▸ TASK OBJECTIVE:
Take each line that has the word "this" and return it.

[Plotting code records]
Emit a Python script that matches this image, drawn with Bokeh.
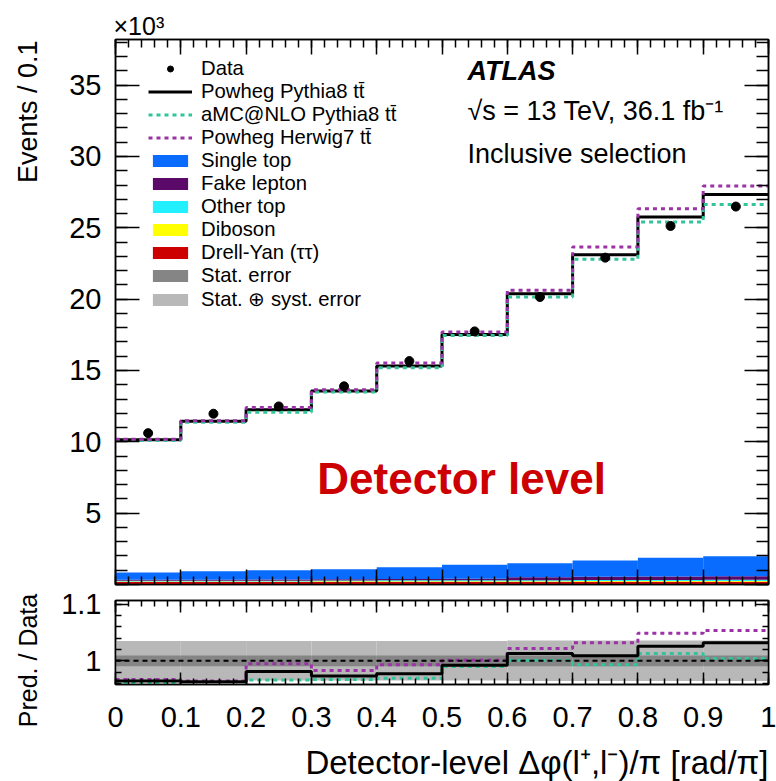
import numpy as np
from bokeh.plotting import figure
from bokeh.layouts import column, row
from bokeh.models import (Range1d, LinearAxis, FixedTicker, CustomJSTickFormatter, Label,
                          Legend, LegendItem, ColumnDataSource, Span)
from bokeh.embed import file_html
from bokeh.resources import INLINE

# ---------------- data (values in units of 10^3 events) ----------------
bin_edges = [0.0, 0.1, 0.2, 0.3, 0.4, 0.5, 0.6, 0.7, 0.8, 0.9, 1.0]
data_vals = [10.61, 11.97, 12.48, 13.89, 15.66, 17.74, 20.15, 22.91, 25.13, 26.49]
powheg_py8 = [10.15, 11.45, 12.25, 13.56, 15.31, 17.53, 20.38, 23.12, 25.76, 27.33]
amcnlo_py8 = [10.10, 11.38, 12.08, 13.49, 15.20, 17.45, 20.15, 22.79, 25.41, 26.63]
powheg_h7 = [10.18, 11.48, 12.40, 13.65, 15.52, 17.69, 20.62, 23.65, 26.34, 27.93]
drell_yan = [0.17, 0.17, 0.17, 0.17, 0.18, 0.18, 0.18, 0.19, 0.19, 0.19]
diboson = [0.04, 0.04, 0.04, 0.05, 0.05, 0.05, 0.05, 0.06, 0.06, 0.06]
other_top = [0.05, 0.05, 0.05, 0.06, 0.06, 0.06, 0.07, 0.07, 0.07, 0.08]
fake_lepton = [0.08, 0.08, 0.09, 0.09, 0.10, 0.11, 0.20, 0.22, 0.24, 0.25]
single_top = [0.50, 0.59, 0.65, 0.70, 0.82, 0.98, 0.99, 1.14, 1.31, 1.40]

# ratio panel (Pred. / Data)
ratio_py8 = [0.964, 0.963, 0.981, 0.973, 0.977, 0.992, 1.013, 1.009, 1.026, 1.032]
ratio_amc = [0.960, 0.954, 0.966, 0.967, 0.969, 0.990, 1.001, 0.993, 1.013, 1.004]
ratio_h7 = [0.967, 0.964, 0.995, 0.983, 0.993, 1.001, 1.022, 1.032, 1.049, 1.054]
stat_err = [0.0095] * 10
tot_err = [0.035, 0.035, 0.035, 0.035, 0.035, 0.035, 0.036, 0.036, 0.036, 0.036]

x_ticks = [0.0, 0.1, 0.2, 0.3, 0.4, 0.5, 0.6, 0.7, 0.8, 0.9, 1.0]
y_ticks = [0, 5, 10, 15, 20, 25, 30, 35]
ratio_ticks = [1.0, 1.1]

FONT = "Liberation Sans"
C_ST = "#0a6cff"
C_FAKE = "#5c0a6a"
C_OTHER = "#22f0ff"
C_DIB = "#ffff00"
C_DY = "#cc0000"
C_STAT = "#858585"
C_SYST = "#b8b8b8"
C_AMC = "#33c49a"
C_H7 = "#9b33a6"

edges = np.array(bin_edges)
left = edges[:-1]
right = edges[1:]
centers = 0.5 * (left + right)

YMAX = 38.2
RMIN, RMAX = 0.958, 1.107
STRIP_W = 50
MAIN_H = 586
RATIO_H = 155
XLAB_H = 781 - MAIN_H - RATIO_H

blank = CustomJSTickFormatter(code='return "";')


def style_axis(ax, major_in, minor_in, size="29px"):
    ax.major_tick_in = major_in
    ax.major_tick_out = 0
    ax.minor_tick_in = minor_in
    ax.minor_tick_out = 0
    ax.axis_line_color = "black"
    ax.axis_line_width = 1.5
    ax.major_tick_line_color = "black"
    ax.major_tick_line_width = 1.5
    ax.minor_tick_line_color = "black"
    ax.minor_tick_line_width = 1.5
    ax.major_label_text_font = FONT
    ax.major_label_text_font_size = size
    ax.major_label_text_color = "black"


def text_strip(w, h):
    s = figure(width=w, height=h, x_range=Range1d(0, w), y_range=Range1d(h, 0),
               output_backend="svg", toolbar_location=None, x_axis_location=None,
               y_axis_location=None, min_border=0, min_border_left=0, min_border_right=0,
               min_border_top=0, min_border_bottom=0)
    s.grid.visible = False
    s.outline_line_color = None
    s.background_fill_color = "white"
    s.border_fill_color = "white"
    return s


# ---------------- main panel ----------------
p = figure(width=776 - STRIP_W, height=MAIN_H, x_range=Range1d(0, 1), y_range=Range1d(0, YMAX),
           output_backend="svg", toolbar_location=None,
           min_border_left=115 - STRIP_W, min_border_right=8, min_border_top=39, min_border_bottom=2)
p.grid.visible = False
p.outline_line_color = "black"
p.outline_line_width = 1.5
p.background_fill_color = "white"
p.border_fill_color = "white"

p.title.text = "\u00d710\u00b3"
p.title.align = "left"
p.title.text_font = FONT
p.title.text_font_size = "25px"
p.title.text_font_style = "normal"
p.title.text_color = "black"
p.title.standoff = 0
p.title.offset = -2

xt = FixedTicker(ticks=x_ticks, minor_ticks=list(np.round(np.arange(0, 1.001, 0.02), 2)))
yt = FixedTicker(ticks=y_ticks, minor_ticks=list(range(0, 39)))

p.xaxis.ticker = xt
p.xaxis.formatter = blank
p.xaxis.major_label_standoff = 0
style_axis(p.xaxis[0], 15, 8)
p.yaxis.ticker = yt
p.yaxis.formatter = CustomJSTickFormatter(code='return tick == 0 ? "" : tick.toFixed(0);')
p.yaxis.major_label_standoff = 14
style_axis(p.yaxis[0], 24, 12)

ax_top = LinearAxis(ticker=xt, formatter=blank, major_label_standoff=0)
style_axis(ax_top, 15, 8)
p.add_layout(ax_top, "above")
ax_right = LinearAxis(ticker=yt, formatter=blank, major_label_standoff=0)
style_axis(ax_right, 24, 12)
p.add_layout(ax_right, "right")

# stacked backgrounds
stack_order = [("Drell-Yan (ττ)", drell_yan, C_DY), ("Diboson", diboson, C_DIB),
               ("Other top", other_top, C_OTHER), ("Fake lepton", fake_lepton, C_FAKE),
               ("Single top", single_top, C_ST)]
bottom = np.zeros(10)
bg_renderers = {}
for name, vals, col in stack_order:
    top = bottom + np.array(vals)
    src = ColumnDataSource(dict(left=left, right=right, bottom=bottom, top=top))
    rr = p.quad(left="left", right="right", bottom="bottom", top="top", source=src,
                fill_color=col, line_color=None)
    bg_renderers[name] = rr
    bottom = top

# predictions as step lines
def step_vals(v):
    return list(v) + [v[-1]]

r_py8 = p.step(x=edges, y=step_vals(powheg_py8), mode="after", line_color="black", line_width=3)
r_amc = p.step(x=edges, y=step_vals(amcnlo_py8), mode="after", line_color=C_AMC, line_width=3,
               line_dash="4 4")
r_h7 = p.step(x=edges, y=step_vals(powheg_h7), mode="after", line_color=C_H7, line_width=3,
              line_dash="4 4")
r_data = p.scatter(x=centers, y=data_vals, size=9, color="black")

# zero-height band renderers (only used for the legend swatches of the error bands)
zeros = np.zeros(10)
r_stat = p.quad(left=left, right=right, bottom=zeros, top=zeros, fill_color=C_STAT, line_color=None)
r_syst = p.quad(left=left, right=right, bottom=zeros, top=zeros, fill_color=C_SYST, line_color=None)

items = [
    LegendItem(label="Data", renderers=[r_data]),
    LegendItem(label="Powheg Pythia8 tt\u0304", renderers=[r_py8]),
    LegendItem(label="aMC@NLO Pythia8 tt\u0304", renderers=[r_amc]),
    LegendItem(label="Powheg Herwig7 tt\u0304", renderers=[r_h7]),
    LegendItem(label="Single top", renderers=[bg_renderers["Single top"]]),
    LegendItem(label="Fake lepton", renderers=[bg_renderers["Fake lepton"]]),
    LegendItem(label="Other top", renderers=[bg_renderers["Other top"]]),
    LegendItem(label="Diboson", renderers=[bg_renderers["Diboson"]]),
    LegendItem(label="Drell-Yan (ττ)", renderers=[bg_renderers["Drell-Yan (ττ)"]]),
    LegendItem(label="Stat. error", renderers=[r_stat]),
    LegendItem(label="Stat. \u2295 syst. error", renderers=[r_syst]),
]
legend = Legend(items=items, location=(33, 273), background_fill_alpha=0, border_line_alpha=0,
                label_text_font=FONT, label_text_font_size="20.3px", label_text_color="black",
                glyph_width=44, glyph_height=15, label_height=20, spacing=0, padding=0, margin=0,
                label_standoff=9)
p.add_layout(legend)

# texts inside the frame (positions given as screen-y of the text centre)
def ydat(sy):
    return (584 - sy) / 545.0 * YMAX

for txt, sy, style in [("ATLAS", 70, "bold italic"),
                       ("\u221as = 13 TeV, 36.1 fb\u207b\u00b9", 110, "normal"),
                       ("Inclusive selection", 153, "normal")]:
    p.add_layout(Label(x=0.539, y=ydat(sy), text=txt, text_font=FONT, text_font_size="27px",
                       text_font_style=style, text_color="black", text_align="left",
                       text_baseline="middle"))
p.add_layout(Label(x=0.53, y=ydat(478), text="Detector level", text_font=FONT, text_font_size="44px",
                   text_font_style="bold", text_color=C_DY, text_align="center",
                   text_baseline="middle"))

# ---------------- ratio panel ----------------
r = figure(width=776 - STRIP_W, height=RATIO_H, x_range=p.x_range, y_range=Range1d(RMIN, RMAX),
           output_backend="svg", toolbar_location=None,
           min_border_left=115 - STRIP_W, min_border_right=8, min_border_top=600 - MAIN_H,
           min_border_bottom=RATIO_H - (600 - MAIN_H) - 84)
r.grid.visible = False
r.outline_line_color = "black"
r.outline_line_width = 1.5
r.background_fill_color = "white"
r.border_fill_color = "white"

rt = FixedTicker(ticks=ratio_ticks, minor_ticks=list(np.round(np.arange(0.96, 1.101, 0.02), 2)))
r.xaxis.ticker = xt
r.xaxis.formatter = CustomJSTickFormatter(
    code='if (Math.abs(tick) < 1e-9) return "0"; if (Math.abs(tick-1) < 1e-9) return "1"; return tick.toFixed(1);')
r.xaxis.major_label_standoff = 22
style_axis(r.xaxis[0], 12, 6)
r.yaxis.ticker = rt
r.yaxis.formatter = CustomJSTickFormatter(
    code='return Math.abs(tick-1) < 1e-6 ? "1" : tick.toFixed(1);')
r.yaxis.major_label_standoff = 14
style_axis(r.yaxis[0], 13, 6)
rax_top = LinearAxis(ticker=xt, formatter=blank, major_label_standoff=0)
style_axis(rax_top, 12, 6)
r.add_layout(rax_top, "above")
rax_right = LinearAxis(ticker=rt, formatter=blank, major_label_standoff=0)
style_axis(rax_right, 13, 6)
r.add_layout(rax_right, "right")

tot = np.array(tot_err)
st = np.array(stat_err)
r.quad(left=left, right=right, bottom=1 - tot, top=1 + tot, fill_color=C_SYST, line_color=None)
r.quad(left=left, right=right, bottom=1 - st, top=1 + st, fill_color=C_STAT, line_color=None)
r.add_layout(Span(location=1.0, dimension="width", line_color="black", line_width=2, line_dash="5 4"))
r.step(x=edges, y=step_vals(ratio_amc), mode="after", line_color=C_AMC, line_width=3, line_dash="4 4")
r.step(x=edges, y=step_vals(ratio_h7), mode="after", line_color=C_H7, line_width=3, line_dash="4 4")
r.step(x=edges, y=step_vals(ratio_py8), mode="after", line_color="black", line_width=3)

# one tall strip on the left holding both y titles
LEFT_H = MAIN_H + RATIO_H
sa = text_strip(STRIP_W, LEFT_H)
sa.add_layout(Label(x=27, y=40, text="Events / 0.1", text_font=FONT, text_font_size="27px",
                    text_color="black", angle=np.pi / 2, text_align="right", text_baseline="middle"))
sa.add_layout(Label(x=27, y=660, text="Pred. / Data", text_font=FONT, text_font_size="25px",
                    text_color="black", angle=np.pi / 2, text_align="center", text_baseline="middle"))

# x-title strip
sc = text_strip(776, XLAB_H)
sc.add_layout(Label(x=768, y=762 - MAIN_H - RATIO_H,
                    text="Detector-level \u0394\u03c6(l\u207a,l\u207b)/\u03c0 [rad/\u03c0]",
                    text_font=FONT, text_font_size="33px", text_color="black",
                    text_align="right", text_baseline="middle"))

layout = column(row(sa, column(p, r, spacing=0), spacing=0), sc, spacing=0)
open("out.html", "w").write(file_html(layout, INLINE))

---

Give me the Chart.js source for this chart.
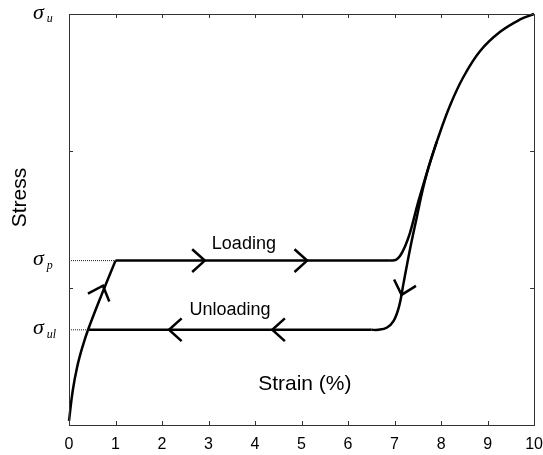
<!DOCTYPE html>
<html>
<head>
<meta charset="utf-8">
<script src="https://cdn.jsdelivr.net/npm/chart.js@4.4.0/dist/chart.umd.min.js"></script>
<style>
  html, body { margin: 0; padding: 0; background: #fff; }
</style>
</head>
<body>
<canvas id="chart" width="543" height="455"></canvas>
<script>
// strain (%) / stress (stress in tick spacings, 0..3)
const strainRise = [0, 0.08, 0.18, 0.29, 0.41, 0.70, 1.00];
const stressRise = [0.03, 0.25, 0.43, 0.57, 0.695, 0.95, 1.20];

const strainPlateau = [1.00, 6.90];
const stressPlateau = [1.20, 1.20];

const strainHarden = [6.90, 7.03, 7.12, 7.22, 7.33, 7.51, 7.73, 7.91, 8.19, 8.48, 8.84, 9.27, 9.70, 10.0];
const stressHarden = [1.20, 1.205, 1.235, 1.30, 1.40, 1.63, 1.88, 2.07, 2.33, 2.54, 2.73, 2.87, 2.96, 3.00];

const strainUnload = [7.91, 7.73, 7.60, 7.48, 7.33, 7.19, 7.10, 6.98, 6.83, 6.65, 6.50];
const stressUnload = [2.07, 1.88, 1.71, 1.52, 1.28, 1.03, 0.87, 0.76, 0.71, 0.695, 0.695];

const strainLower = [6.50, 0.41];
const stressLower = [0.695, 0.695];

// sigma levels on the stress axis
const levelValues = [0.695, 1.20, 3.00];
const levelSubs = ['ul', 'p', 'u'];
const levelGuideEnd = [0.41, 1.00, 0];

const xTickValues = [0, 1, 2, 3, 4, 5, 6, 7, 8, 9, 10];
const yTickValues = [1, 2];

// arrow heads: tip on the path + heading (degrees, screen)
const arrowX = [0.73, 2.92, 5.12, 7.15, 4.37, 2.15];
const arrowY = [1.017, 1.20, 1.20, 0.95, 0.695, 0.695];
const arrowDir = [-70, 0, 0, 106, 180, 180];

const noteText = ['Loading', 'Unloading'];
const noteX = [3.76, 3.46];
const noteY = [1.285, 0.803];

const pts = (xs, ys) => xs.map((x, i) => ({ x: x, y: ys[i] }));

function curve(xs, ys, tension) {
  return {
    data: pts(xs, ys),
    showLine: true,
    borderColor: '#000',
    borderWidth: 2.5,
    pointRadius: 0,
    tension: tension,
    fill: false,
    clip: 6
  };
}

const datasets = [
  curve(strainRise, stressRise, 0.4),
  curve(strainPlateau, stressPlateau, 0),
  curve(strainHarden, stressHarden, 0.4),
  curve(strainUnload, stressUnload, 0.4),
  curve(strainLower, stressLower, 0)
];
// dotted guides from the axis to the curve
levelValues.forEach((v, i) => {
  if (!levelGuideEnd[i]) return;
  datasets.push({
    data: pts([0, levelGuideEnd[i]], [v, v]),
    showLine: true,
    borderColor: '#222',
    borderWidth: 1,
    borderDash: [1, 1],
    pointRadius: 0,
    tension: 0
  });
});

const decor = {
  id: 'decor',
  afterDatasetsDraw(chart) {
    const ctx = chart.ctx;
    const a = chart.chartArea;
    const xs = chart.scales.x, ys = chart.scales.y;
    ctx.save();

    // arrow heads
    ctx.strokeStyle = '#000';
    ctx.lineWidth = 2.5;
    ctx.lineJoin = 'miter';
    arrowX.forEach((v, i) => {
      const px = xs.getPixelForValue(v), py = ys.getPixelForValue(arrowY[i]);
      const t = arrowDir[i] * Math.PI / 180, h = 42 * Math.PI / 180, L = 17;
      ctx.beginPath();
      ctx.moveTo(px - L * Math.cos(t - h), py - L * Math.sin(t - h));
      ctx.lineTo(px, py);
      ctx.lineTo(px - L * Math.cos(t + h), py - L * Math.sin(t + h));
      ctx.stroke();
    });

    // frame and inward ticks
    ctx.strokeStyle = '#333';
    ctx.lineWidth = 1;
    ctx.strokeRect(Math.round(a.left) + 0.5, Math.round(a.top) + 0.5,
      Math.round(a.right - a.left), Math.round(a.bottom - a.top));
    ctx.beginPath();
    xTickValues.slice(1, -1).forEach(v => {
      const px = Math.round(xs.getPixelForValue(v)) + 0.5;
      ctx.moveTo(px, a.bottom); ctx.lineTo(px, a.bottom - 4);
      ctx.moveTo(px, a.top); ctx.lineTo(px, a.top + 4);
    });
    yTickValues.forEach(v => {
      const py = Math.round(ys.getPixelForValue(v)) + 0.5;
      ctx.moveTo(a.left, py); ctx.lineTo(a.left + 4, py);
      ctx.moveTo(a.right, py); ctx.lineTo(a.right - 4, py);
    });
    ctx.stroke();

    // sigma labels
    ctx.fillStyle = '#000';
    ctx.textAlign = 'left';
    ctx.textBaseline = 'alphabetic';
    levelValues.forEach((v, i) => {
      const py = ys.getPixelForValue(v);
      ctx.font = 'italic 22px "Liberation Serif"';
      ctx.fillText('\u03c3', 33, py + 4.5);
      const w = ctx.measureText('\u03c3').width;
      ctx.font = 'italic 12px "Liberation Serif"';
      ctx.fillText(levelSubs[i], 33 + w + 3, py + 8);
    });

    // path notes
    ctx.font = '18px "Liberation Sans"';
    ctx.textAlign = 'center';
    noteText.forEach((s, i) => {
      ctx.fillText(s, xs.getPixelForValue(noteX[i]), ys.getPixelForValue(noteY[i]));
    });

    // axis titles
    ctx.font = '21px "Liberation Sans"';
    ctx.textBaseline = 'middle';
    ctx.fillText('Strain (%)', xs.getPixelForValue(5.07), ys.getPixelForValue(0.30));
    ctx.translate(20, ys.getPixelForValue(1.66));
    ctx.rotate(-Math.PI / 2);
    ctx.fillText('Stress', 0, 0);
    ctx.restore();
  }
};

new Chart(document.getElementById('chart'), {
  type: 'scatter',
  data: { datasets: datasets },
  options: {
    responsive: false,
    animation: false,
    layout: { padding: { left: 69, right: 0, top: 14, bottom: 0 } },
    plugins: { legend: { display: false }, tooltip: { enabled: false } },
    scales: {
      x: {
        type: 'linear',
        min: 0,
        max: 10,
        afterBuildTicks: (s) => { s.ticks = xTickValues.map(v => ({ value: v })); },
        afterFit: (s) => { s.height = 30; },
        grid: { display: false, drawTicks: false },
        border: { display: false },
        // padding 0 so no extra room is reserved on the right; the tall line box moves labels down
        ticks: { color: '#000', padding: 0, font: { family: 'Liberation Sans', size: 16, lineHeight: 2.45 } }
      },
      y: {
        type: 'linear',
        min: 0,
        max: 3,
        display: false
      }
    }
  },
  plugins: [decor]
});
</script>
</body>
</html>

* * *

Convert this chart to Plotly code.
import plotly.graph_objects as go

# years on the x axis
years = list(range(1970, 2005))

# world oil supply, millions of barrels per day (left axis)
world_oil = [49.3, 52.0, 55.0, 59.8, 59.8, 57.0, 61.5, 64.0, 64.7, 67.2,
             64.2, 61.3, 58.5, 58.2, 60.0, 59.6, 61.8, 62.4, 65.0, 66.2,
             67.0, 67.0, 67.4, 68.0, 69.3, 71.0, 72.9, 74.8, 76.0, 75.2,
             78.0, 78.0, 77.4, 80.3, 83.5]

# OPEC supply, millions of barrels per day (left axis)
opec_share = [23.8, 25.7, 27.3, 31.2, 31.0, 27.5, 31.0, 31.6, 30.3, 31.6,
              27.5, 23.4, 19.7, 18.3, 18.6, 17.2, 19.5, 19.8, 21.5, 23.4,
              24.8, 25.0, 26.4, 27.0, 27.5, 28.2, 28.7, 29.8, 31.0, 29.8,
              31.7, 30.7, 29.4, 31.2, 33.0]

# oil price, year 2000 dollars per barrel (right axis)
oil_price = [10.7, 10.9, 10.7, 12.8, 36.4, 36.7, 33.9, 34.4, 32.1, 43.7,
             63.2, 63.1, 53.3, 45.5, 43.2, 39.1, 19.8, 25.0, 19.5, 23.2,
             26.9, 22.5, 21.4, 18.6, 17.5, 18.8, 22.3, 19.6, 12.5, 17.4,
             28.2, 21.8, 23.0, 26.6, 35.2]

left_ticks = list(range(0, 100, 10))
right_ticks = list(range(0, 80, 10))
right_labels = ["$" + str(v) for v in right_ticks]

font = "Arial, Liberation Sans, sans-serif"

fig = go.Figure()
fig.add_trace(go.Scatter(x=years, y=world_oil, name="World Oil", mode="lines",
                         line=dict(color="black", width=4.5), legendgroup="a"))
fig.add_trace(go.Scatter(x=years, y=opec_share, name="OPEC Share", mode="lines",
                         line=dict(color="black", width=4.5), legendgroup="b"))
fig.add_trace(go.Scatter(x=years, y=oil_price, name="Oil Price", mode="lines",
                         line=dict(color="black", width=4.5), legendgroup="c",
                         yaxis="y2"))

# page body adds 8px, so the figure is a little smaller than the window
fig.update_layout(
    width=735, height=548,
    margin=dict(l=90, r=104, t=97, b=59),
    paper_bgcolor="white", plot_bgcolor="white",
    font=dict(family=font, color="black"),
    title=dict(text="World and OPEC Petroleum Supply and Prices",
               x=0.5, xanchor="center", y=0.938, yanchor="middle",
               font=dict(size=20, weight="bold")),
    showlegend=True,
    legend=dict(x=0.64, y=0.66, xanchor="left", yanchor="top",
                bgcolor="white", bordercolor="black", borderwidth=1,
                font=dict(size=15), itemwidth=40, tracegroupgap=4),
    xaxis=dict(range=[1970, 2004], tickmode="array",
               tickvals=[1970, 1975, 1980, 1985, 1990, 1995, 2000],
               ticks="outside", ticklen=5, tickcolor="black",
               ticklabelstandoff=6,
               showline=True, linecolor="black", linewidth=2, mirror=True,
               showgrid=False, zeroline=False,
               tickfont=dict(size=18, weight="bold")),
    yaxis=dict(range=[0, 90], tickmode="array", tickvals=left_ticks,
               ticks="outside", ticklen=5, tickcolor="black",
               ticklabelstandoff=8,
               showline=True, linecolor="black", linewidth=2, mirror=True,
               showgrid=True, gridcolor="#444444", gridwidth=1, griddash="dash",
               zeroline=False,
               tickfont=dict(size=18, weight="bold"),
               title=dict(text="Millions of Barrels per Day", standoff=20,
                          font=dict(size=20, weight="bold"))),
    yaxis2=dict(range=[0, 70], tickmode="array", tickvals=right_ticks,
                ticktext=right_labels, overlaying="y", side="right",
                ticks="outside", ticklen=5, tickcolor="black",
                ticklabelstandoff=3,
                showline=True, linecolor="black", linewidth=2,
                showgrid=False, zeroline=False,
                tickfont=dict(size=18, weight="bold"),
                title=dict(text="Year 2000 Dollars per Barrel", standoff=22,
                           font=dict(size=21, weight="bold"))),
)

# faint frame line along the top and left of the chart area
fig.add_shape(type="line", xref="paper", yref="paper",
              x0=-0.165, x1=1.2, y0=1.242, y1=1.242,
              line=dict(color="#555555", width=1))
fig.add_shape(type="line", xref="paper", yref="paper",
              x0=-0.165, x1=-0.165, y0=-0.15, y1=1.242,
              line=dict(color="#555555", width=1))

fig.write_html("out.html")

▸ EXERCISE RESPONSE:
Emit a Python script that matches this image, drawn with Bokeh.
Give me the Chart.js source for this chart.
Convert this chart to Plotly code.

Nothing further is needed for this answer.